Aleš Novák writes in his Epifanie věčného návratu téhož (Epiphany of the Eternal Return of the Same): “If our conduct is at any moment the culmination of the entirety of time and being in unity of their instantaneous nature, then every act and every decision stand for reality itself, and are not unique and irrevocable because ‘we live only once’, but because we live eternally and we live eternity.”

The place, place cell, place wall, is established, conceived in a similar manner… The event that establishes and sanctifies this space is not its trace, legacy, but its presence… The event can be understood as an experience in time, i.e. an experience of the presence, an encounter with representation. (Zdeněk Neubauer)

Sometimes I mention yet another level of such “seeing”, namely Luke's verse (24:31) at the supper at Emmaus: “Then their eyes were opened and they recognized him, and he disappeared from their sight.” We have touched something that suddenly disappears, but not forever, or to happen again, for it remains in our deep inner experience, in our memory… (Years ago, deacon Václav, standing before my work in progress, a painting of the Supper in Emmaus for the side altar in the chapel of Vratislavice, suddenly remarked: "And what if you painted it a second later, that is, when He already disappeared?")

According to Giorgio Vasari, Fra Angelico said a prayer before he began painting.
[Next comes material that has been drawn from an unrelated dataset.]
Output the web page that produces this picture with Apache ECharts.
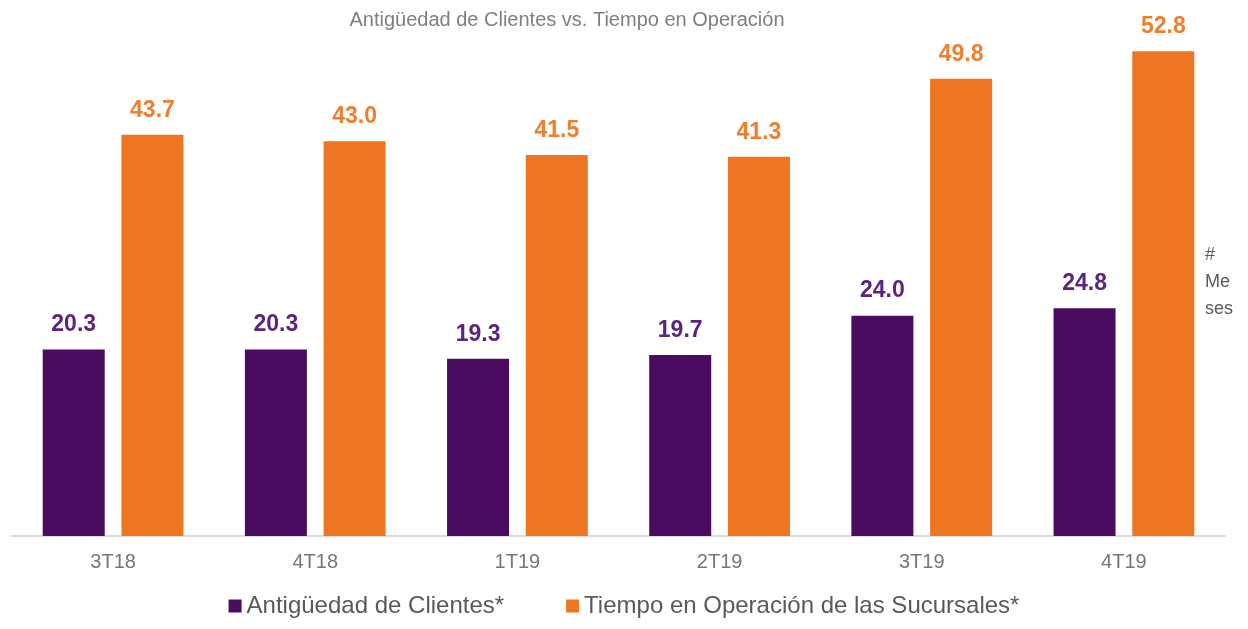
<!DOCTYPE html>
<html>
<head>
<meta charset="utf-8">
<script src="https://cdn.jsdelivr.net/npm/echarts@6/dist/echarts.min.js"></script>
<style>
  html, body { margin: 0; padding: 0; background: #fff; }
  #chart { width: 1248px; height: 629px; }
</style>
</head>
<body>
<div id="chart"></div>
<script>
// data
var categories = ['3T18', '4T18', '1T19', '2T19', '3T19', '4T19'];
var antiguedadClientes = [20.3, 20.3, 19.3, 19.7, 24.0, 24.8];
var tiempoOperacion = [43.7, 43.0, 41.5, 41.3, 49.8, 52.8];
var seriesNames = ['Antigüedad de Clientes*', 'Tiempo en Operación de las Sucursales*'];

var myChart = echarts.init(document.getElementById('chart'));

var fontFamily = 'Arial, "Liberation Sans", sans-serif';

option = {
    animation: false,
    textStyle: { fontFamily: fontFamily },
    title: {
        text: 'Antigüedad de Clientes vs. Tiempo en Operación',
        left: 562,
        textAlign: 'center',
        top: 5,
        textStyle: { fontSize: 20, fontWeight: 'normal', color: '#7f7f7f', fontFamily: fontFamily }
    },
    legend: {
        data: seriesNames,
        bottom: 6,
        left: 'center',
        icon: 'rect',
        itemWidth: 13,
        itemHeight: 13,
        itemGap: 62,
        textStyle: { fontSize: 24, color: '#595959', fontFamily: fontFamily }
    },
    grid: { left: 12, right: 23, top: 31, bottom: 93, containLabel: false },
    xAxis: {
        type: 'category',
        data: categories,
        axisLine: { lineStyle: { color: '#d9d9d9', width: 2 } },
        axisTick: { show: false },
        axisLabel: { fontSize: 20, color: '#767676', margin: 16, fontFamily: fontFamily }
    },
    yAxis: {
        type: 'value',
        min: 0,
        max: 55,
        show: false,
        splitLine: { show: false }
    },
    graphic: [{
        type: 'text',
        left: 1205,
        top: 242,
        style: {
            text: '#\nMe\nses',
            font: '18px Arial, "Liberation Sans", sans-serif',
            fill: '#595959',
            lineHeight: 27
        }
    }],
    series: [{
        name: seriesNames[0],
        type: 'bar',
        data: antiguedadClientes,
        barWidth: 62,
        barGap: '27%',
        itemStyle: { color: '#4a0c5e' },
        label: {
            show: true,
            position: 'top',
            distance: 13,
            formatter: function (p) { return p.value.toFixed(1); },
            fontSize: 23,
            fontWeight: 'bold',
            color: '#5b2480',
            fontFamily: fontFamily
        }
    }, {
        name: seriesNames[1],
        type: 'bar',
        data: tiempoOperacion,
        barWidth: 62,
        itemStyle: { color: '#ee7623' },
        label: {
            show: true,
            position: 'top',
            distance: 13,
            formatter: function (p) { return p.value.toFixed(1); },
            fontSize: 23,
            fontWeight: 'bold',
            color: '#f07e2c',
            fontFamily: fontFamily
        }
    }]
};

myChart.setOption(option);
</script>
</body>
</html>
His work was preceded by a thorough spiritual preparation, concentration, contemplation, presence for the work…, God's presence, presence of oneself…

Fra Angelico's fresco of the Annunciation to the Virgin Mary may be perceived as a "flash of grace" breaking through the present, "real" time, into timelessness, into "before time."

 

 

 

x1

Besides St. Luke, Andrei Rublev (1360 or 1370–1430), canonized in the Orthodox Church in 1988, and Albert Chmielowski (1845–1916, canonized together with Agnes of Bohemia on 12 November, 1989), originally a painter and founder of the Albertini Order, caring for homeless people, can be considered as other patrons saints of painters.